How long are the waveforms taking to come up? Mine usually appear within a few seconds, the exception being when a song has not downloaded into the playback cache. I would imagine that isn’t avoidable, how can it analyze a file that it hasn’t finished downloading yet?
I’d really like this feature, usually it takes like 30 seconds to show the waveform, and I really like seeing it to have a better idea of what the song’ll be like. This is including for songs that are offline cached
In my use case (according to the automatic offline cache rule, my songs are deleted after one listen) it would be ideal to get all the waveforms for all the songs on the device or even in the library (I don’t think they take up much space)
It would also help a lot with the new smart fades feature. In the current format - when a song is only in the queue - its waveform is not scanned and the fade doesn’t work properly unfortunately
Or, as an option, get only the waveforms of cached songs
Are waveforms extracted to permanent cache? I’d like to be able to extract them all at once permanently so I know that there’s no chance the app will need to extract them later (when I’m on on battery)
disclaimer: obviously need is a strong word, since I technically don’t need a music player at all! But I need one in order to listen to music
In this case, I think it needs to be pre-extracted in order to display instantly.

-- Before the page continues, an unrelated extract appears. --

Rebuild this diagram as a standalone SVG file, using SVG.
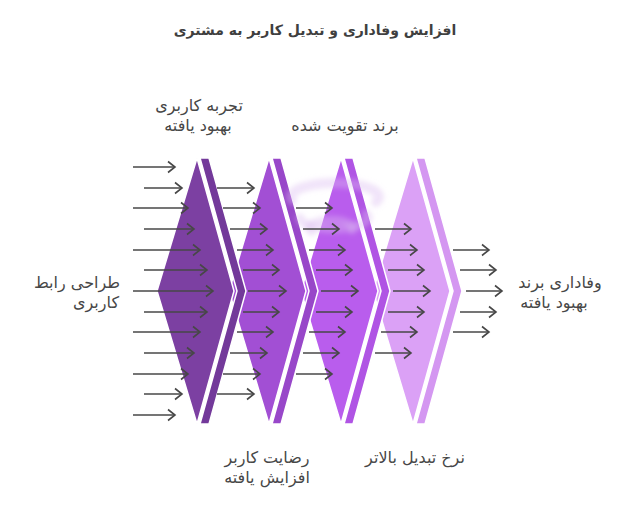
<svg xmlns="http://www.w3.org/2000/svg" width="640" height="510" viewBox="0 0 640 510">
<defs>
<style>
.t{font-family:"DejaVu Sans","Noto Sans",sans-serif;font-size:16px;fill:#474747;text-anchor:middle}
.title{font-family:"DejaVu Sans","Noto Sans",sans-serif;font-size:14px;font-weight:bold;fill:#3f3f3f;text-anchor:middle}
.sh{stroke:#ffffff;stroke-width:1.5;stroke-linejoin:miter}
.ar{stroke:#474747;stroke-width:1.6;fill:none;marker-end:url(#ah)}
</style>
<marker id="ah" markerUnits="userSpaceOnUse" markerWidth="12" markerHeight="14" refX="8" refY="6" orient="auto" viewBox="0 0 12 12">
<path d="M1,0.5 L8,6 L1,11.5" fill="none" stroke="#474747" stroke-width="1.6"/>
</marker>
<filter id="blur" x="-20%" y="-20%" width="140%" height="140%"><feGaussianBlur stdDeviation="2.5"/></filter>
</defs>
<rect width="640" height="510" fill="#ffffff"/>
<text class="title" x="315" y="35">افزایش وفاداری و تبدیل کاربر به مشتری</text>

<g id="stage4" transform="translate(216,0)">
<polygon class="sh" points="197,158 234,291 197,424 157,291" fill="#dba1f6"/>
<polygon class="sh" points="200,158 209,158 246,291 209,424 200,424 237,291" fill="#d497f1"/>
</g>
<g id="stage3" transform="translate(144,0)">
<polygon class="sh" points="197,158 234,291 197,424 157,291" fill="#b95ded"/>
<polygon class="sh" points="200,158 209,158 246,291 209,424 200,424 237,291" fill="#b054e4"/>
</g>
<g id="stage2" transform="translate(72,0)">
<polygon class="sh" points="197,158 234,291 197,424 157,291" fill="#a24fd4"/>
<polygon class="sh" points="200,158 209,158 246,291 209,424 200,424 237,291" fill="#9847c9"/>
</g>
<g id="stage1">
<polygon class="sh" points="197,158 234,291 197,424 157,291" fill="#7c40a2"/>
<polygon class="sh" points="200,158 209,158 246,291 209,424 200,424 237,291" fill="#73399a"/>
</g>

<g id="swirl" fill="none" stroke="#dcbcf0" stroke-opacity="0.4" stroke-linecap="round" filter="url(#blur)">
<path d="M292,200 A44,14 0 1 1 376,202" stroke-width="10"/>
<path d="M300,218 A34,11 0 1 0 366,214" stroke-width="9"/>
<path d="M312,232 A22,8 0 1 1 352,230" stroke-width="8"/>
</g>

<g id="connectors">
<path class="ar" d="M133,167 H175"/>
<path class="ar" d="M144,188 H182"/>
<path class="ar" d="M133,208 H188"/>
<path class="ar" d="M144,229 H194"/>
<path class="ar" d="M133,250 H200"/>
<path class="ar" d="M144,270 H207"/>
<path class="ar" d="M133,291 H213"/>
<path class="ar" d="M144,312 H207"/>
<path class="ar" d="M133,332 H200"/>
<path class="ar" d="M144,353 H194"/>
<path class="ar" d="M133,374 H188"/>
<path class="ar" d="M144,394 H182"/>
<path class="ar" d="M133,415 H175"/>

<path class="ar" d="M217,188 H254"/>
<path class="ar" d="M223,208 H260"/>
<path class="ar" d="M230,229 H267"/>
<path class="ar" d="M237,250 H273"/>
<path class="ar" d="M243,270 H279"/>
<path class="ar" d="M248,291 H286"/>
<path class="ar" d="M243,312 H279"/>
<path class="ar" d="M237,332 H273"/>
<path class="ar" d="M230,353 H267"/>
<path class="ar" d="M223,374 H260"/>
<path class="ar" d="M217,394 H254"/>

<path class="ar" d="M296,208 H332"/>
<path class="ar" d="M303,229 H339"/>
<path class="ar" d="M309,250 H345"/>
<path class="ar" d="M316,270 H352"/>
<path class="ar" d="M321,291 H358"/>
<path class="ar" d="M316,312 H352"/>
<path class="ar" d="M309,332 H345"/>
<path class="ar" d="M303,353 H339"/>
<path class="ar" d="M296,374 H332"/>

<path class="ar" d="M375,229 H411"/>
<path class="ar" d="M381,250 H417"/>
<path class="ar" d="M388,270 H424"/>
<path class="ar" d="M393,291 H430"/>
<path class="ar" d="M388,312 H424"/>
<path class="ar" d="M381,332 H417"/>
<path class="ar" d="M375,353 H411"/>

<path class="ar" d="M453,250 H489"/>
<path class="ar" d="M460,270 H496"/>
<path class="ar" d="M466,291 H502"/>
<path class="ar" d="M460,312 H496"/>
<path class="ar" d="M453,332 H489"/>
</g>

<g id="label-ux">
<text class="t" x="199" y="111">تجربه کاربری</text>
<text class="t" x="198" y="131">بهبود یافته</text>
</g>
<g id="label-brand">
<text class="t" x="345" y="131">برند تقویت شده</text>
</g>
<g id="label-ui">
<text class="t" x="77" y="288">طراحی رابط</text>
<text class="t" x="96" y="308">کاربری</text>
</g>
<g id="label-loyalty">
<text class="t" x="560" y="288">وفاداری برند</text>
<text class="t" x="554" y="308">بهبود یافته</text>
</g>
<g id="label-satisfaction">
<text class="t" x="267" y="463">رضایت کاربر</text>
<text class="t" x="267" y="483">افزایش یافته</text>
</g>
<g id="label-conversion">
<text class="t" x="415" y="463">نرخ تبدیل بالاتر</text>
</g>
</svg>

Even with offline files (i use local storage for my source), there’s still a several second delay before the waveform is displayed. I want it to display immediately, as soon as the song has started, and currently extracting “as needed” isn’t as fast as desired. I also have extra storage space, so i’d rather precompute the waveforms while charging, and then simply load them later while I’m on battery. So in order to have instant, minimal battery impact waveforms, I would argue that they need to be pre-computed
Even if enabling smart fade preloads the next tracks waveform, if I randomly start playing a new track then there will still be a delay in waveform generation. Preloading all waveforms is needed in order to always have them instantly displayed. I also don’t want tracks to fade, I want the entire track to play from start to finish before switching to the next one. Currently the docs are unclear about whether enabling smart fade but disabling both curves does that or not
@Tolriq would it be possible for the user to pre-generate the waveform files and put them in the same folder as a song, with the same filename, like how lyrics files are? And then if that file exists, symfonium will load it, otherwise it’ll use the current generation logic?
Like is there an ffmpeg command that would generate the waveform file in the format symfonium uses?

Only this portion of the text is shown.